───── Supplied material

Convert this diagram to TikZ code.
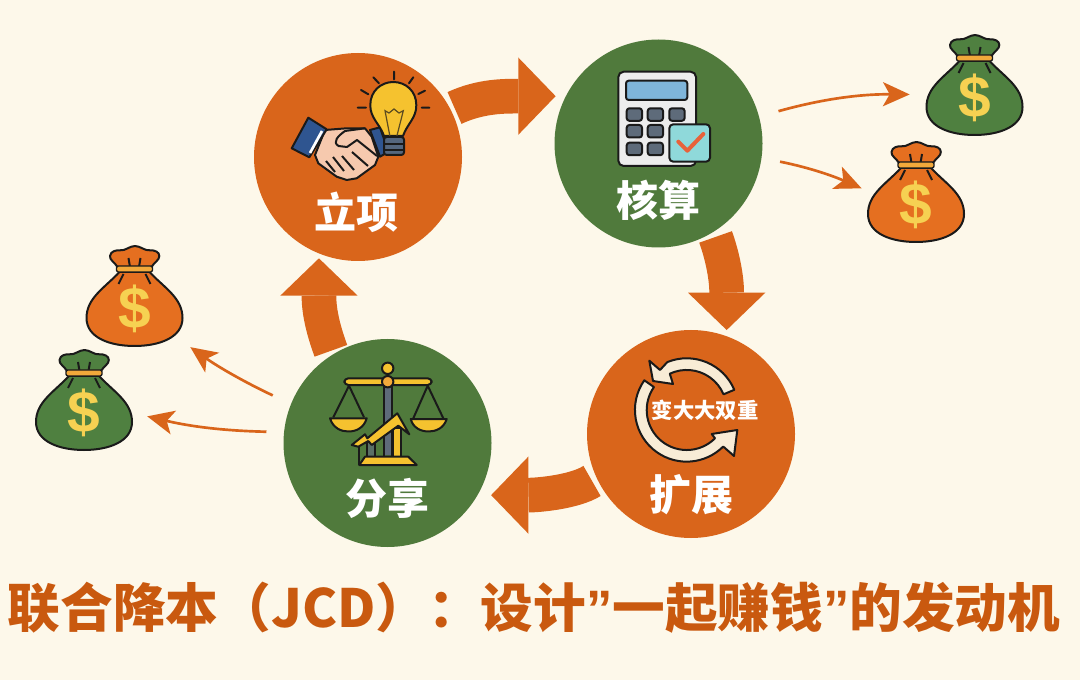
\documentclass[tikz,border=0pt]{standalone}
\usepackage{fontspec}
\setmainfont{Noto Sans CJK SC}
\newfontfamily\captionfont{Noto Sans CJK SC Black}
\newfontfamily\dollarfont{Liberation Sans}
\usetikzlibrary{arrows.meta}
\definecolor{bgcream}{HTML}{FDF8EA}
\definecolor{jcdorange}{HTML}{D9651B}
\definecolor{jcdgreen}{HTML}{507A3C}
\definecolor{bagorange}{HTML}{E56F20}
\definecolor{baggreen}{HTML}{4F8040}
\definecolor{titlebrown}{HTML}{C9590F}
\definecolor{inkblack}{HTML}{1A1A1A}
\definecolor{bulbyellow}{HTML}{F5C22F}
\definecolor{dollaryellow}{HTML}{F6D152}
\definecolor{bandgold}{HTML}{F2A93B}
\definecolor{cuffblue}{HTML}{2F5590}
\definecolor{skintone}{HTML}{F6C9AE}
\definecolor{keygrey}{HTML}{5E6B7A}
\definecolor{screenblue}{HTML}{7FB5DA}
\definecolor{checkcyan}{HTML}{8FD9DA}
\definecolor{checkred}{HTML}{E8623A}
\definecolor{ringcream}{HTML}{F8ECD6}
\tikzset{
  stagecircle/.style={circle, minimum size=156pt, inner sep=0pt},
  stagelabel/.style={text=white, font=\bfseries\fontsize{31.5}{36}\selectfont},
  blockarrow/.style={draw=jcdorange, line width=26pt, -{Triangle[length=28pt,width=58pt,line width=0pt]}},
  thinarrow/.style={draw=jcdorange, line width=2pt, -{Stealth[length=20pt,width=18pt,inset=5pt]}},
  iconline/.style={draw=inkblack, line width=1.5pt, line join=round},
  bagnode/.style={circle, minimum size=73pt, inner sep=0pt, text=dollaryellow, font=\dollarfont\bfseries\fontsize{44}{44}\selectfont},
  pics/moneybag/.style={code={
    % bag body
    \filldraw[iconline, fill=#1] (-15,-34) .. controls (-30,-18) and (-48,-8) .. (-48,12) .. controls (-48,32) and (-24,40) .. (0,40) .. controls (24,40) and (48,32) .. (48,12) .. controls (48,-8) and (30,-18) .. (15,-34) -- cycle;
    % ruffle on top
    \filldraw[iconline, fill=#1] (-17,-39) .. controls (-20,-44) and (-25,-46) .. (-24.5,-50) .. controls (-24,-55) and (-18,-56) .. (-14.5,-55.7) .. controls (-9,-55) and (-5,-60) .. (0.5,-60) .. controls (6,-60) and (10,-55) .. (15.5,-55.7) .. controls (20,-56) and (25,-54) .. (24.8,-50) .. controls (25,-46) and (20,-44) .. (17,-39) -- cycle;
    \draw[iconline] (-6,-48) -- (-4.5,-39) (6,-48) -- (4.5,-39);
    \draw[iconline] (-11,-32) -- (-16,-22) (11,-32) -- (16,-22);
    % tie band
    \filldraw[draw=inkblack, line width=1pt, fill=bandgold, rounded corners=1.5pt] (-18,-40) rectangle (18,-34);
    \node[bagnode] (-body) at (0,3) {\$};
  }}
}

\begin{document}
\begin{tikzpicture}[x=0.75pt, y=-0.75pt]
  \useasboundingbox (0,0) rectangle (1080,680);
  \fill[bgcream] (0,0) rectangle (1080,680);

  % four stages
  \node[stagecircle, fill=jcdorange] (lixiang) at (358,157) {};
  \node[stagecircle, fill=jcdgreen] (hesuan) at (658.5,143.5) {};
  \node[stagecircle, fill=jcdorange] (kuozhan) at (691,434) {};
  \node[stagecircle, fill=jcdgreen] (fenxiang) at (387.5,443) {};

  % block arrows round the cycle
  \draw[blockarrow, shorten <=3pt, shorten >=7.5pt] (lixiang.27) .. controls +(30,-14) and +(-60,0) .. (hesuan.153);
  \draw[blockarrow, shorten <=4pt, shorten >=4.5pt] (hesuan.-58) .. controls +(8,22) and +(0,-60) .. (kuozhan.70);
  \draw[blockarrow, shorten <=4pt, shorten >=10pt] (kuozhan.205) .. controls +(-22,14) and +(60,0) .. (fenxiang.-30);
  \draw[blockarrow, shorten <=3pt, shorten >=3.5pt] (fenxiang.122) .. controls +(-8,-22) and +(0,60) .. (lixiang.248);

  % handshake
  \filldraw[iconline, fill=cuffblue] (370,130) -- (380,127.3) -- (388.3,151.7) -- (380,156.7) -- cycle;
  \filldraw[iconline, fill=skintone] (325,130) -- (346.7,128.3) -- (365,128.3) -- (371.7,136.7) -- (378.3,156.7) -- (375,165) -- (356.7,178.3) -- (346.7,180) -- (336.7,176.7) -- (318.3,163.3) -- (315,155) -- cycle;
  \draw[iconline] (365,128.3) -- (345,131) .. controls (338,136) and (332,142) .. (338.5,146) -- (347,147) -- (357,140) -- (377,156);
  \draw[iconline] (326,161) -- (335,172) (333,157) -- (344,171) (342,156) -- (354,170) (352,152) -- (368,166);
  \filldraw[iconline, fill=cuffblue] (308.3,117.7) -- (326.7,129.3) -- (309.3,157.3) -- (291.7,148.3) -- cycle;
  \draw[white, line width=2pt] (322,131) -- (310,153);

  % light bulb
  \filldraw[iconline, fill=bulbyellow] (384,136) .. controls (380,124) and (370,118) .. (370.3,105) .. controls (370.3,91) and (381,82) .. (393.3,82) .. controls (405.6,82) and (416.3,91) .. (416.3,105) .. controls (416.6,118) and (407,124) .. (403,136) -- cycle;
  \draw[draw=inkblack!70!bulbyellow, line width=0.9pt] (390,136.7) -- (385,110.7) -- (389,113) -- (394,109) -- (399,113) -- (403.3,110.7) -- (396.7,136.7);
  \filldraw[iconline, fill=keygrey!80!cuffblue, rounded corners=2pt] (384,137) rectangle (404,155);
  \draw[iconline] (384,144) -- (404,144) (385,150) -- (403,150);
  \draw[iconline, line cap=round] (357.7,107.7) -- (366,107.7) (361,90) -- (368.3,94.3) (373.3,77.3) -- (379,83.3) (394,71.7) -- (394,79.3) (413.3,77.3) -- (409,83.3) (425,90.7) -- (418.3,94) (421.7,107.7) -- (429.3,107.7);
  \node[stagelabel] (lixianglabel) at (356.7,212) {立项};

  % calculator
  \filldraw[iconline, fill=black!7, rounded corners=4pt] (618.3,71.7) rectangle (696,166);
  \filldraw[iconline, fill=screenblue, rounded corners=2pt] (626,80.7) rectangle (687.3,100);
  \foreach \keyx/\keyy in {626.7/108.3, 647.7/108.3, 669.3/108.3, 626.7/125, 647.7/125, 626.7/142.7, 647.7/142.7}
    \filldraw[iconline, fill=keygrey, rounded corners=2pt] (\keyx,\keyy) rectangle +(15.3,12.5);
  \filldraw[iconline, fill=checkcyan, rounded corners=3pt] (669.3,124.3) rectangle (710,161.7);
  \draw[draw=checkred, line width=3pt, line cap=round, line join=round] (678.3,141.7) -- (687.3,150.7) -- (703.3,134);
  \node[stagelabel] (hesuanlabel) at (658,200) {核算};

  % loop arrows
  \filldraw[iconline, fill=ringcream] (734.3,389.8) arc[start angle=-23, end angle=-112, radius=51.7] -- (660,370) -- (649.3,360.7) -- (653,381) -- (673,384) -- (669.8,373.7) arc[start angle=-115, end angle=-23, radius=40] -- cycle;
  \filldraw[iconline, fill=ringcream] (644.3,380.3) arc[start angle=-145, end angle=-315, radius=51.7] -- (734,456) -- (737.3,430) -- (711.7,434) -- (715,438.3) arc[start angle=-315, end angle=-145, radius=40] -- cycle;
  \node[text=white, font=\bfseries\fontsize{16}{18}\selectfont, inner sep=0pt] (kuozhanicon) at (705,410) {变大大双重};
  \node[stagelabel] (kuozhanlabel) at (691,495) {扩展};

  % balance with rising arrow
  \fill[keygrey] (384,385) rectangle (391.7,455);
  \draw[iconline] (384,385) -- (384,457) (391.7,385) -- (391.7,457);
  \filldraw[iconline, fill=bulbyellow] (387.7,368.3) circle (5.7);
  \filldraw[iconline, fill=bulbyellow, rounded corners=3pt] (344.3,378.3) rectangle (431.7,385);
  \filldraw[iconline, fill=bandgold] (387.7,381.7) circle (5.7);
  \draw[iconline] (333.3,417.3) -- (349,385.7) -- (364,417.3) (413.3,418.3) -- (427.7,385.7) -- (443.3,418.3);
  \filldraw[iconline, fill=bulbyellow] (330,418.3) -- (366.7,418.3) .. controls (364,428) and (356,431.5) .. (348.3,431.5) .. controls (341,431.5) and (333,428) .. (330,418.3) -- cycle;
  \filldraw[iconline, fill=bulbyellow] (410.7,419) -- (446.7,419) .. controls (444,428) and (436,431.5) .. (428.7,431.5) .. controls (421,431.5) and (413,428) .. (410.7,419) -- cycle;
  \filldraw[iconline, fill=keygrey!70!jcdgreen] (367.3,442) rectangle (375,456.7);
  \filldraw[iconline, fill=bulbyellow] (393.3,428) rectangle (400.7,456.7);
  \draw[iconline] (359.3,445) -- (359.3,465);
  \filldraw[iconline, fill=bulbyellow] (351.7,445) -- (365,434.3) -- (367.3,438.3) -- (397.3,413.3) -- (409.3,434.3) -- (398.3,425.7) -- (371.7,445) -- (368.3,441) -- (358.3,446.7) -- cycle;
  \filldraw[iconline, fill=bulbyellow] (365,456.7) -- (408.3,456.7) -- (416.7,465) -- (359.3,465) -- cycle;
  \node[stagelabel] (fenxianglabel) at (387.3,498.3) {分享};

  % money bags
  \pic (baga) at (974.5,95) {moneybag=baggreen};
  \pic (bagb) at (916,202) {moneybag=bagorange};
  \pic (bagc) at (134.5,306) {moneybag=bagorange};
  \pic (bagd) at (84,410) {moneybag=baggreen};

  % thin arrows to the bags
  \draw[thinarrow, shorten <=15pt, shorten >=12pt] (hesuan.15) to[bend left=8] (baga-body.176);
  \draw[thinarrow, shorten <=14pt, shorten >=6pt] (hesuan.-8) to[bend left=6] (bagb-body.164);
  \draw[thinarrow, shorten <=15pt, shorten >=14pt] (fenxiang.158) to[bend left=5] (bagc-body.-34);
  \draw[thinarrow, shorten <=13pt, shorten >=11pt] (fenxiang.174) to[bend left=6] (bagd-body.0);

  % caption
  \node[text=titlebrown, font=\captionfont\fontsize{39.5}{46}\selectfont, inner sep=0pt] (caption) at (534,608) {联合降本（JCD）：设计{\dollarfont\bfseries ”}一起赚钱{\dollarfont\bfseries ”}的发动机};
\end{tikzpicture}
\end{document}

──────────

Check each line of the data above for the word "code", then state how many lines have it. Give the number alone.

2